En el período del cenit de las encuestas, muchas veces ellas parecían ser el paradigma del buen conocimiento. Ahora es claro que no lo son. Será perdonable la esperanza que, aprendiendo de nuestros errores, no caigamos de nuevo en la idea que hay cierta técnica infalible que nos asegura conocer bien el mundo. Aprender del mundo no es algo que se pueda realizar repitiendo recetas, y ella es la primera lección de metodología que un sociólogo debiera aprender.
Hay un asunto más de fondo que casi no se menciona en las ciencias sociales: las estadísticas tienen un pobre valor predictivo ante situaciones inciertas y solo funcionan relativamente bien para predecir lo obvio, o sea que se está usando una herramienta que probablemente no sirva. Se les dota de respetabilidad “científica” por usar las matemáticas, pero son aplicadas por gente con conocimientos matemáticos bastante superficiales, lo que hace que sus predicciones tengan más o menos la misma probabilidad de acierto que tirar una moneda al aire.
Incluso eximios estadísticos como Keynes fracasaron una y otra vez cuando intentaron ganar plata usando sus conocimientos, a Keynes lo salvaron de la ruina sus amigos muchas veces que apostó en la bolsa.
Esa fe que muestran a veces a las estadísticas desde las ciencias sociales, es profesada por gente que puede ser ilustre pero que tiene ideas muy superficiales del alcance de las herramientas matemáticas, que solo dominan a nivel operativo, tal como el que maneja bien un auto sin tener idea de mecánica.
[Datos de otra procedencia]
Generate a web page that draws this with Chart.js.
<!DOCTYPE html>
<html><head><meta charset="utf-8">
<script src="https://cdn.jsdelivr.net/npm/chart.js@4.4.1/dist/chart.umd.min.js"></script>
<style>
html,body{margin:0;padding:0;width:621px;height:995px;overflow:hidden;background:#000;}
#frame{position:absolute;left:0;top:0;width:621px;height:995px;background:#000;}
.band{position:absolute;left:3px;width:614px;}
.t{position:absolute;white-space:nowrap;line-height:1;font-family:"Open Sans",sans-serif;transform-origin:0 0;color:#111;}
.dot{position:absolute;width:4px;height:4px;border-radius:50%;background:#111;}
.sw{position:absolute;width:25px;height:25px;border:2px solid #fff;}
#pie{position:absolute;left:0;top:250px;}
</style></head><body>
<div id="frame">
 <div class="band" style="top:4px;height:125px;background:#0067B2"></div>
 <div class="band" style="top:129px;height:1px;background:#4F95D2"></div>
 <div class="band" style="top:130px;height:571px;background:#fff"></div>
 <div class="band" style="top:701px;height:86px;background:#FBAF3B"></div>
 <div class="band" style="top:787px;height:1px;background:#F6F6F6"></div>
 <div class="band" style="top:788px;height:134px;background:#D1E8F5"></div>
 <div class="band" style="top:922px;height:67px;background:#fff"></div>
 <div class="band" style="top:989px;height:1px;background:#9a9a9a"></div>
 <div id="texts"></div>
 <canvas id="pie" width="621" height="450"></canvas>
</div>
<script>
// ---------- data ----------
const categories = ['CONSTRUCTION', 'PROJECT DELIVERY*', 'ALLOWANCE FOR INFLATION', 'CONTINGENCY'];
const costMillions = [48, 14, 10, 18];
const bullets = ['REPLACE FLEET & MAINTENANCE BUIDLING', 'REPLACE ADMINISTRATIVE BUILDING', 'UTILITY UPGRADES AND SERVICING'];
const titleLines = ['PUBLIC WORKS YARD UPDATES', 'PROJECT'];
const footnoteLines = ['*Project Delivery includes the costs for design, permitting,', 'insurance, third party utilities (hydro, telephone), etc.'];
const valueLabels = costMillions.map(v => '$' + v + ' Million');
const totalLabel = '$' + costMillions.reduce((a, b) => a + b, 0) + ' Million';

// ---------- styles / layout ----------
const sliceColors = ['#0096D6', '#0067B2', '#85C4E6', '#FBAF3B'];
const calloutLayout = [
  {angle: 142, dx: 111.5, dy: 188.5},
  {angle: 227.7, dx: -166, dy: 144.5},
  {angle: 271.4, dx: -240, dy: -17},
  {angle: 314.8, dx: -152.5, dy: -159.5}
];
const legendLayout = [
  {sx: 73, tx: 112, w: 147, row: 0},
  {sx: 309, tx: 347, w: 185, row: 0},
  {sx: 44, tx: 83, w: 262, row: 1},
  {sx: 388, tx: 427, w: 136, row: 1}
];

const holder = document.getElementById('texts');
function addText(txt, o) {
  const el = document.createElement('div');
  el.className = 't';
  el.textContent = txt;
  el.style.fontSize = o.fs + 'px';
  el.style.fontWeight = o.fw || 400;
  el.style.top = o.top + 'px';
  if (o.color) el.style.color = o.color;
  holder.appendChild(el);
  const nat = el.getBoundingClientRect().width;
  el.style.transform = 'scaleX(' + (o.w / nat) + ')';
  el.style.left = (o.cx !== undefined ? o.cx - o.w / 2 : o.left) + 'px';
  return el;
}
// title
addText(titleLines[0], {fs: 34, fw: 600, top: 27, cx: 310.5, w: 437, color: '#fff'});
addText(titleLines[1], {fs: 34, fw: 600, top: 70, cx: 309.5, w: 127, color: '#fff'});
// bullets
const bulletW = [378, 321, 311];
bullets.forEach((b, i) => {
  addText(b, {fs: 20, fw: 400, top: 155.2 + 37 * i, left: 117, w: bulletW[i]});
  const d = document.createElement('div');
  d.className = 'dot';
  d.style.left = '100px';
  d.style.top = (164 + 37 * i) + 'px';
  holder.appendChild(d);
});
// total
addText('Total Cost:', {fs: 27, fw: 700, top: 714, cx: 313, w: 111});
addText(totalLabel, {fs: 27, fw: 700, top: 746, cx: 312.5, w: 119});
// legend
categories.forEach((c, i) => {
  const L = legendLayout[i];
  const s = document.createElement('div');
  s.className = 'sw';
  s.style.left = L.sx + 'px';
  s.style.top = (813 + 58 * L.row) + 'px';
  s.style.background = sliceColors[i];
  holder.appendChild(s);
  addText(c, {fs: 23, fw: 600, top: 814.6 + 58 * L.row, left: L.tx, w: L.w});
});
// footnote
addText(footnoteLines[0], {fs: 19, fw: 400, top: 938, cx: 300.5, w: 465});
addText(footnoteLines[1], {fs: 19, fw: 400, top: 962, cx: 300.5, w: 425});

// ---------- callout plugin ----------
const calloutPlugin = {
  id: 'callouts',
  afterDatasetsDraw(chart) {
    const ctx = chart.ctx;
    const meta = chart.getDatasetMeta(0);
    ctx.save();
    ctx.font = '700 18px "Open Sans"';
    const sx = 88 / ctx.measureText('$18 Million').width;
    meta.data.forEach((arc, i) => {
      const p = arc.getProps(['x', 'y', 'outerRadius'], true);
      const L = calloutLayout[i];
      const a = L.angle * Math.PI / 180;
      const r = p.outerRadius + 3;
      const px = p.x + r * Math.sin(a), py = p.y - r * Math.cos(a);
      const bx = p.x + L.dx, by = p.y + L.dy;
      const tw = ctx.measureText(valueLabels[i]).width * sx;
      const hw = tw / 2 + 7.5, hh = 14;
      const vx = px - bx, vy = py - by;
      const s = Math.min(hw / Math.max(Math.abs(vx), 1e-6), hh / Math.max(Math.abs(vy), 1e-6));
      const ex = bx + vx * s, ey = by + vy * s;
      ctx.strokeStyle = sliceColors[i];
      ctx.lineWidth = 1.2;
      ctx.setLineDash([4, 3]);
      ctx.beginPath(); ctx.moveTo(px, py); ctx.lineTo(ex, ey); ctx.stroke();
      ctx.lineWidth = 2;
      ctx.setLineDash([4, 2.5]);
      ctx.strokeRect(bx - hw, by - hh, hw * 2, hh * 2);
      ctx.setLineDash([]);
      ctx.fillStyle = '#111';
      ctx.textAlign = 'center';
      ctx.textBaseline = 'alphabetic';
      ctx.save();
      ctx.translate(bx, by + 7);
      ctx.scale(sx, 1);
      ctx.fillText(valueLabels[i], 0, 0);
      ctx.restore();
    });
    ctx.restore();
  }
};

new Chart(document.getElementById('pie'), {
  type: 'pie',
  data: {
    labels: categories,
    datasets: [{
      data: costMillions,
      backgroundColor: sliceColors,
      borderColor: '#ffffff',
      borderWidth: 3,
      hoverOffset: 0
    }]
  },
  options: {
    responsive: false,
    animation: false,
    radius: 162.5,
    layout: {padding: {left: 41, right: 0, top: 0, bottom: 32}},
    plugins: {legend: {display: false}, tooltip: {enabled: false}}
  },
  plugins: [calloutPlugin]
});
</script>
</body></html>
Eso puede funcionar bien con los autos pero no con “teorías” sociales.
Si las encuestas tuviesen un poder predictivo real -aunque fuese limitado- podrían reemplazar con ventaja a las elecciones, sujetas a mucha más distorsión en cuanto a reflejar la opinión popular.
De hecho, en situaciones previas las encuestas reemplazaban a elecciones en varios momentos (por ejemplo, en la determinación de candidatos en nuestro país). No pueden reemplazarlas totalmente por el simple hecho que son el baremo con el cual se contrastan (i.e es más claro lo débiles que son ahora que han tenido repetidas ocasiones de equivocarse).
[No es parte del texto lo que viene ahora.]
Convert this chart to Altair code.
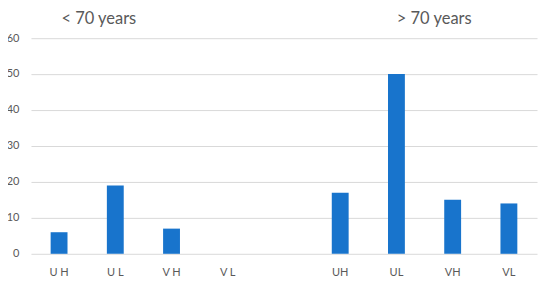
import altair as alt
import pandas as pd

categories = ["U H", "U L", "V H", "V L", "gap", "UH", "UL", "VH", "VL"]
values = [6, 19, 7, 0, None, 17, 50, 15, 14]
group_titles = ["< 70 years", "> 70 years"]

df = pd.DataFrame({"cat": categories, "val": values}).dropna()

bars = alt.Chart(df).mark_bar(color="#1874CC").encode(
    x=alt.X("cat:N", sort=categories,
            scale=alt.Scale(domain=categories, paddingInner=0.7, paddingOuter=0.35),
            axis=alt.Axis(title=None, labelAngle=0, domain=False, ticks=False,
                          labelExpr="datum.value == 'gap' ? '' : datum.value",
                          labelFont="Lato", labelFontSize=11, labelColor="#595959",
                          labelPadding=13)),
    y=alt.Y("val:Q", scale=alt.Scale(domain=[0, 68], nice=False, zero=True),
            axis=alt.Axis(title=None, values=[0, 10, 20, 30, 40, 50, 60], domain=False,
                          ticks=False, labelFont="Lato", labelFontSize=11,
                          labelColor="#595959", labelPadding=12,
                          gridColor="#d9d9d9", gridWidth=1)),
)

tdf = pd.DataFrame({"t": group_titles, "px": [68, 404], "yv": [64.0, 64.0]})
titles = alt.Chart(tdf).mark_text(font="Lato", fontSize=16.5, color="#595959",
                                  align="center", baseline="alphabetic").encode(
    text="t:N",
    x=alt.X("px:Q", scale=None),
    y=alt.Y("yv:Q"),
)

chart = alt.layer(bars, titles).properties(
    width=507, height=245,
    autosize=alt.AutoSizeParams(type="none"),
    padding={"left": 23, "top": 1, "right": 5, "bottom": 29},
).configure_view(stroke=None)

chart.save("out.html", embed_options={"renderer": "svg", "actions": False})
El caso es que para que las encuestas funcionasen mínimamente bien debían ocurrir ciertas cosas en la vida social (desde que la gente contestara por ejemplo); y esas cada día menos ocurren. Por lo que ya era limitado, pero al menos en su limitación funcionaba, aparece incluso más débil que de costumbre.
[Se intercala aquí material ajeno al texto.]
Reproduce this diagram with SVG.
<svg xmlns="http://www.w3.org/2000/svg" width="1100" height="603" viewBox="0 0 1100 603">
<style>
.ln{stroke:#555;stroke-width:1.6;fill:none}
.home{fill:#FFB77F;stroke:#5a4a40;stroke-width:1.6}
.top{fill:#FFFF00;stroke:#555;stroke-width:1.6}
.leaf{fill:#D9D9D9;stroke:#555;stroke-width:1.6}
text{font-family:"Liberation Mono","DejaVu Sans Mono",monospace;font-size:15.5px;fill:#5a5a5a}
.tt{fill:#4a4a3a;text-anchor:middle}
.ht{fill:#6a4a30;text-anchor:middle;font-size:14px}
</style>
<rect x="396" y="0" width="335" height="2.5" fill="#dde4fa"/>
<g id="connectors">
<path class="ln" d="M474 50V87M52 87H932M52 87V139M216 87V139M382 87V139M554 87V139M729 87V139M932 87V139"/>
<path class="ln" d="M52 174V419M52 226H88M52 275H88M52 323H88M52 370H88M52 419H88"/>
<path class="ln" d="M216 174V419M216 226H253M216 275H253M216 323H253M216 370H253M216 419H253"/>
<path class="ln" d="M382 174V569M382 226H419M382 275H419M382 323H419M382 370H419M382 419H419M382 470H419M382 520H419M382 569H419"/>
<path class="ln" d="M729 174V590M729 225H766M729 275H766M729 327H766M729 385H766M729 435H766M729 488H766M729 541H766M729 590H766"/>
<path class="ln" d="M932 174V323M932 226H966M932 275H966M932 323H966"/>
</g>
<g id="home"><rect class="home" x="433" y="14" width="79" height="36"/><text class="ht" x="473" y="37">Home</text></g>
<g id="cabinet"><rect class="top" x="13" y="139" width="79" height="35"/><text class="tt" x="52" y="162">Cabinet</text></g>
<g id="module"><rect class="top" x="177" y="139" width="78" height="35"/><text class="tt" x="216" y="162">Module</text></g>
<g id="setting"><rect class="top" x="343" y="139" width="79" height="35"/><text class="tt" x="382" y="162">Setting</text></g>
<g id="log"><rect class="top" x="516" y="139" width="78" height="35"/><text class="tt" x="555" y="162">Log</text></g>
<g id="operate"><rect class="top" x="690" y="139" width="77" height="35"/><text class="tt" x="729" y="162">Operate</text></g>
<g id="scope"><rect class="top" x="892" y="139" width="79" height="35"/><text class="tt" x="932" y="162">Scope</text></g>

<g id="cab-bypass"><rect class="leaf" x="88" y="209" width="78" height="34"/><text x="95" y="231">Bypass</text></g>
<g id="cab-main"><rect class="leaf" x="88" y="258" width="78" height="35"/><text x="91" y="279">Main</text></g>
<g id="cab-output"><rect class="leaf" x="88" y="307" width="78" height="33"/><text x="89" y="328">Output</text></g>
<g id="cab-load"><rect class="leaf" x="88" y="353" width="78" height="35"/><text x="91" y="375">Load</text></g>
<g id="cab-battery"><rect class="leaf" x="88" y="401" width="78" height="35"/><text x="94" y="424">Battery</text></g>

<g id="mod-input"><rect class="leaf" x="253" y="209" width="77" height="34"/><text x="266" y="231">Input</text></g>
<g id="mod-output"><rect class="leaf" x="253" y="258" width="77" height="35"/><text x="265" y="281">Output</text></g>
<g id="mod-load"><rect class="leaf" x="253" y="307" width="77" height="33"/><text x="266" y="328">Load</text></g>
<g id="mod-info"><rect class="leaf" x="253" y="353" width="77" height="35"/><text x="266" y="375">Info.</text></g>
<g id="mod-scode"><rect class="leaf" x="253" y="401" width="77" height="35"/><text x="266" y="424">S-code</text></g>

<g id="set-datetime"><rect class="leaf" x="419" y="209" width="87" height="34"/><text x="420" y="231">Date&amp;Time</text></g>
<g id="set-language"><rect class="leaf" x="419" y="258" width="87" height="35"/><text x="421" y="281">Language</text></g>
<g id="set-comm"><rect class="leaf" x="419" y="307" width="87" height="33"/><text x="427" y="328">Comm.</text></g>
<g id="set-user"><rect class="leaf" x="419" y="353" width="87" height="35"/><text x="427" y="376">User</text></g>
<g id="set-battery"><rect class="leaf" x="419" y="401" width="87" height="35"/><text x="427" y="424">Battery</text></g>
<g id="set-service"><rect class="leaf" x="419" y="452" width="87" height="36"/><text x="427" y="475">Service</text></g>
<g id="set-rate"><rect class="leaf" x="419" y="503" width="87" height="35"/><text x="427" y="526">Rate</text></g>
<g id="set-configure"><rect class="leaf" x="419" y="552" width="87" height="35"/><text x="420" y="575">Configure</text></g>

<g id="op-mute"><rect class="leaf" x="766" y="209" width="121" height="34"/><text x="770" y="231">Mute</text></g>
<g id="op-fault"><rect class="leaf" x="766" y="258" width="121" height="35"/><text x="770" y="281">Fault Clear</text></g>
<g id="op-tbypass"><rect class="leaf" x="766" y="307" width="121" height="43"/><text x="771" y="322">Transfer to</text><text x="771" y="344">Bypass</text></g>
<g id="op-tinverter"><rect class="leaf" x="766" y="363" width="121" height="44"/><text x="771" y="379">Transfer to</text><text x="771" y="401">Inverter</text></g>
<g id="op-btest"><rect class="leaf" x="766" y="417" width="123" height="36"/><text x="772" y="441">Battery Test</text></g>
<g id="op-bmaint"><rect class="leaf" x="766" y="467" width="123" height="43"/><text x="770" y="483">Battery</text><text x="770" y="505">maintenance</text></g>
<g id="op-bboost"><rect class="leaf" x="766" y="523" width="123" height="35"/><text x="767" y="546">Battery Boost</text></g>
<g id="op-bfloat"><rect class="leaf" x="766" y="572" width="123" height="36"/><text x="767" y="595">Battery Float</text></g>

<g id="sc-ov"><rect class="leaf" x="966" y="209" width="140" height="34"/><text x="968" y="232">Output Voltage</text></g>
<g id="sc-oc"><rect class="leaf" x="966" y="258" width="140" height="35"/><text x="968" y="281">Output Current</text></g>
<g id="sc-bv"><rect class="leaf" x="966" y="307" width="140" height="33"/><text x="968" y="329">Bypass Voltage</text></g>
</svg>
Hay un asunto de legitimidad también: qué tanto les creemos. En Chile a las elecciones les creemos bastante, en cambio a las encuestas no, pero las dos son procesos parecidos.
La diferencia es que las encuestas son una caja negra, con un procedimiento desconocido por la mayoría, en cambio las elecciones son más transparentes. No hay caja negra en las elecciones.
El otro defecto es que la gente (y uno también) dice una cosa, pero después hace otra. Las encuestas pueden medir opiniones, pero no siempre acciones. Confesar en una encuesta que las mujeres que me parecen atractivas son las que tienen 15 años menos que yo es muy políticamente incorrecto y tal vez nunca llegue a decirlo en público. Confesar que Trump no creo que sea el segundo Hitler en el lugar donde trabajo, donde investigo, el lugar donde estaban todos impresionados el día después de la elecciónm podría arruinarme.
La gente no dice la verdad en las encuestas.